Silver Center Superman cutting grass in the back. |
2. Smart weed management
Just mindless mowing would be the silliest thing we could do. In order to reduce the workload in the future, we need a more strategic approach to ensure there is more of the good weeds and less of the bad ones. We realized that this is not something that happens naturally. If we left it to nature (and help it with indiscriminate mowing), the whole farm would soon be covered in yabugarashi (Cayratia japonica), which I consider the ultimate King of Japanese Weeds.
Yabugarashi (it looks innocent to untrained eye) |
Bad weeds
Why we don't need yabugarashi:
- Neither goats nor chickens eat it.
- Because it's a vine, it's hard to cut with a weed cutter (or scythe or sickle)
- It's almost impossible to "kill" because the roots are connected deep under the ground, creating immortal root web. It's actually quite impressive. But for us it means that unless we want to poison the entire place with aggressive weed killers, we'll have to deal with yabugarashi for the rest of our lives.
- It can't be composted (the "composted" stems will sprout again)
- There is no other use for it (at first we thought it had one use: it creates nice green curtain in the summer as it climbs up the fences, but the trouble with removing it afterwards was too much of a headache and we abandoned the green curtain idea)

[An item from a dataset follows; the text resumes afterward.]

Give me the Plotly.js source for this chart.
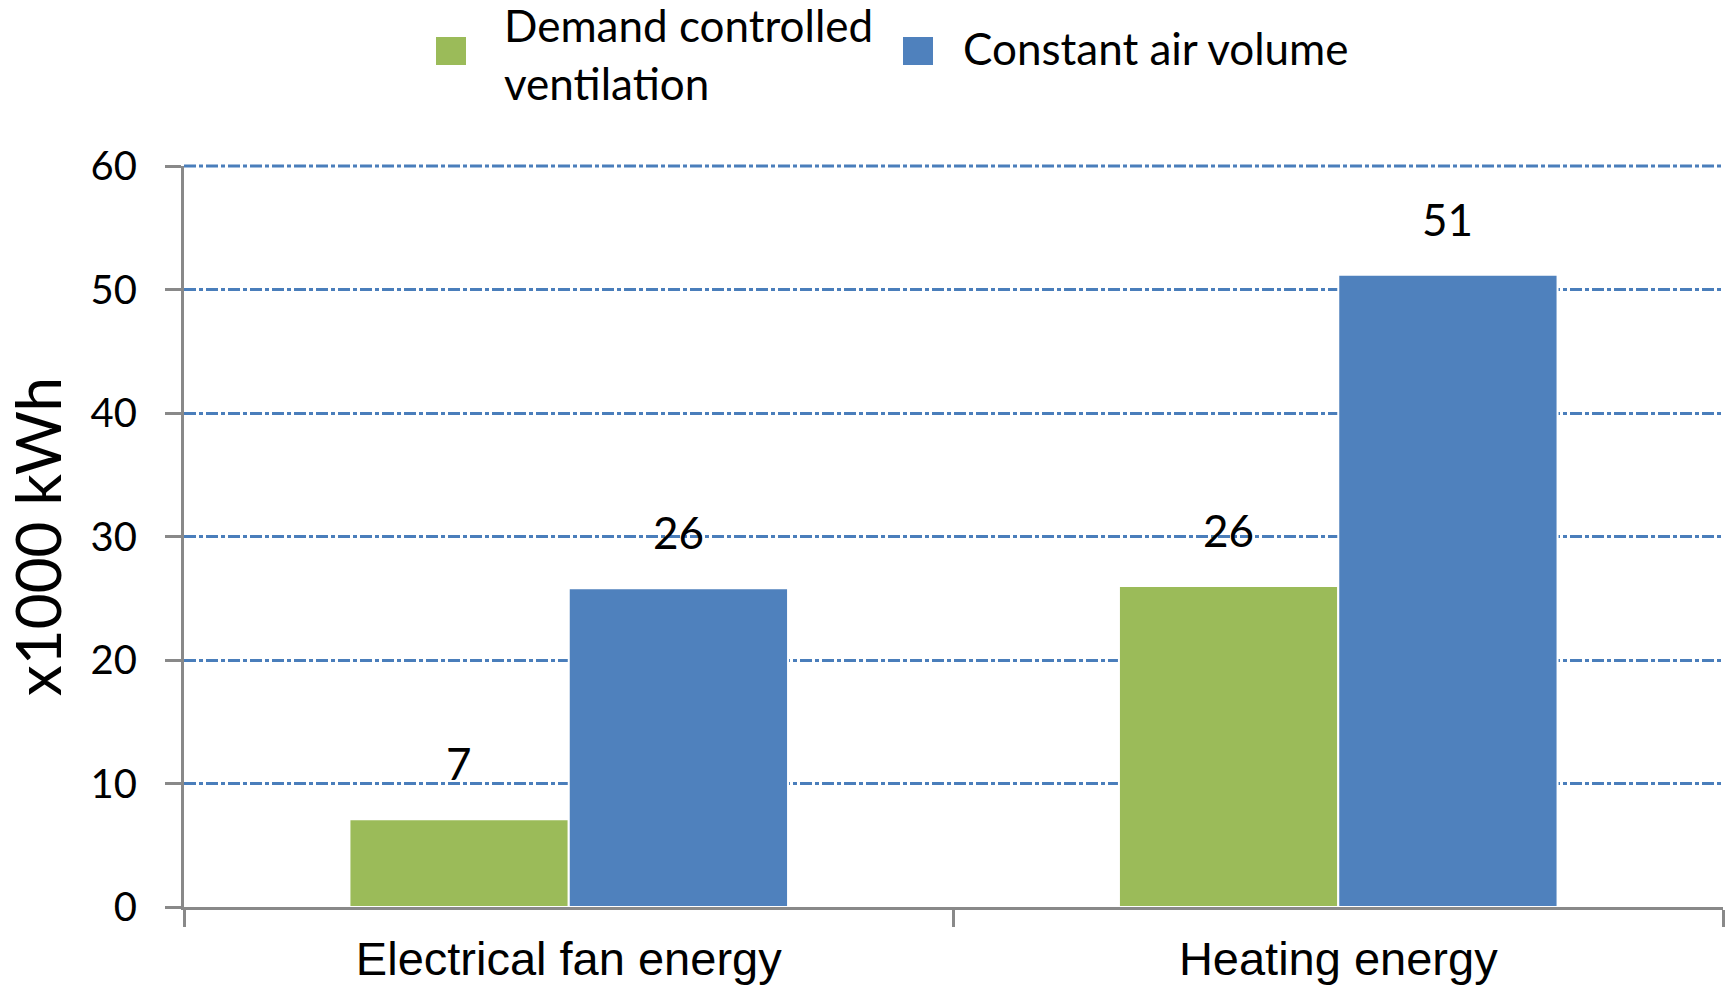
<!DOCTYPE html>
<html>
<head>
<meta charset="utf-8">
<script src="https://cdn.plot.ly/plotly-3.0.1.min.js"></script>
<style>
  html, body { margin: 0; padding: 0; background: #ffffff; }
  #chart { width: 1732px; height: 989px; }
</style>
</head>
<body>
<div id="chart"></div>
<script>
// ---- data ----
const categories = ['Electrical fan energy', 'Heating energy'];
const seriesNames = ['Demand controlled ventilation', 'Constant air volume'];
const legendLabels = ['Demand controlled<br>ventilation', 'Constant air volume'];
const dcvValues = [7.1, 26.0];
const cavValues = [25.8, 51.2];
const yTickValues = [0, 10, 20, 30, 40, 50, 60];
const yTickLabels = ['0', '10', '20', '30', '40', '50', '60'];
const yAxisTitle = 'x1000 kWh';

// ---- style ----
const colors = ['#9bbb59', '#4f81bd'];
const gridColor = '#4a7ebb';
const gridDash = '12px,3px,4px,3px';
const W = 1732, H = 989;
const M = { l: 184, r: 9, t: 166, b: 82 };
const plotW = W - M.l - M.r;
const plotH = H - M.t - M.b;
const bargap = 0.43;
const barPx = plotW / categories.length * (1 - bargap) / 2;
const yMax = yTickValues[yTickValues.length - 1];

const series = [dcvValues, cavValues];

const traces = series.map((vals, i) => ({
  type: 'bar',
  name: seriesNames[i],
  x: categories,
  y: vals,
  marker: { color: colors[i], line: { color: '#ffffff', width: 2 } },
  hoverinfo: 'x+y+name',
  showlegend: false
}));

// data labels
const annotations = [];
series.forEach((vals, i) => {
  vals.forEach((v, j) => {
    annotations.push({
      x: categories[j], y: v, xref: 'x', yref: 'y',
      text: String(Math.round(v)),
      showarrow: false,
      xanchor: 'center', yanchor: 'bottom',
      xshift: (i === 0 ? -1 : 1) * barPx / 2,
      yshift: 28,
      font: { family: 'Lato, "Open Sans", sans-serif', size: 44, color: '#000000' }
    });
  });
});

// custom legend
const px2x = px => (px - M.l) / plotW;
const py2y = py => (H - M.b - py) / plotH;
const legendSquares = [[436, 466], [903, 933]];
const legendTextX = [502, 961];
const legendLineY = [[25, 83], [48]];
const shapes = [];
// top gridline on the plot's upper edge (Plotly omits the gridline on the range edge)
shapes.push({
  type: 'line', xref: 'paper', yref: 'paper', x0: 0, x1: 1, y0: 1, y1: 1,
  line: { color: gridColor, width: 3, dash: gridDash }, layer: 'below'
});
legendLabels.forEach((lab, i) => {
  shapes.push({
    type: 'rect', xref: 'paper', yref: 'paper',
    x0: px2x(legendSquares[i][0]), x1: px2x(legendSquares[i][1]),
    y0: py2y(65), y1: py2y(37),
    fillcolor: colors[i], line: { width: 0 }
  });
  lab.split('<br>').forEach((line, k) => {
    annotations.push({
      xref: 'paper', yref: 'paper',
      x: px2x(legendTextX[i]), y: py2y(legendLineY[i][k]),
      xanchor: 'left', yanchor: 'middle',
      text: line, showarrow: false,
      font: { family: 'Lato, "Open Sans", sans-serif', size: 44, color: '#000000' }
    });
  });
});

const layout = {
  width: W, height: H,
  margin: M,
  paper_bgcolor: '#ffffff',
  plot_bgcolor: '#ffffff',
  barmode: 'group',
  bargap: bargap,
  bargroupgap: 0,
  showlegend: false,
  xaxis: {
    type: 'category',
    showline: true, linecolor: '#898989', linewidth: 3,
    ticks: 'outside', tickson: 'boundaries', ticklen: 17, tickwidth: 3, tickcolor: '#898989',
    tickfont: { family: '"Liberation Sans", Arial, sans-serif', size: 47, color: '#000000' },
    ticklabelstandoff: 9,
    showgrid: false, zeroline: false,
    fixedrange: true
  },
  yaxis: {
    range: [0, yMax],
    tickvals: yTickValues, ticktext: yTickLabels,
    showline: true, linecolor: '#898989', linewidth: 3,
    ticks: 'outside', ticklen: 16, tickwidth: 3, tickcolor: '#898989',
    tickfont: { family: 'Lato, "Open Sans", sans-serif', size: 40, color: '#000000' },
    ticklabelstandoff: 20,
    showgrid: true, gridcolor: gridColor, gridwidth: 3, griddash: gridDash,
    zeroline: false,
    title: { text: yAxisTitle, standoff: 20,
      font: { family: 'Lato, "Open Sans", sans-serif', size: 62, color: '#000000' } },
    automargin: false,
    fixedrange: true
  },
  annotations: annotations,
  shapes: shapes
};

Plotly.newPlot('chart', traces, layout, { displayModeBar: false, staticPlot: true });
</script>
</body>
</html>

There are a few more weeds that we want to have less of, for instance inutade (or akamanma, Persicaria longiseta) and shiroza (Chenopodium album), but these are at least good as goat food, so we want to keep them (in limited amount) in our weed portfolio.
Good weeds
Two major good weeds that we want to have more of are clover (Trifolium repens) and horsetail (sugina, Equisetum arvense) .
White clover carpet |
Clover is the friendliest wild plant I know. I even feel bad calling it weeds.
The reasons why clover is so lovable:
- It doesn't grow too big so it essentially does not need regular cutting.
- It's a favorite food of both chickens and goats.
- It's resilient (the roots can withstand chickens' scratching)(unless it's hundreds of chickens).
- It forms a soft, beautiful carpet that invites you to sit in and have a chat with a goat or a chicken while sipping cold beer.
- And wild bugs can still live in it.
Clover is the perfect weed.
But it's not the strongest of all. More aggressive weeds will take over if we don't step in. So what we do is hand-pick the other weeds and make more space for clover to spread around. Once it spreads, it will mostly stay there, hopefully with little intervention.
Removing other weeds (in this case shiroza) to make space for clover. |
Horsetail is for some reason hated by Japanese farmers, but it's absolute favorite of our chickens (therefore it doesn't survive long in their run), and even goats like it. Moreover, like clover, it doesn't grow too big nor is too agressive in any way. So we like it.
I'm thinking of doing my PhD in weedology. What other field would give you so much insight into the survival strategies of the species that humans work so hard to exterminate. There's a lot to learn from them. From the weeds, I mean.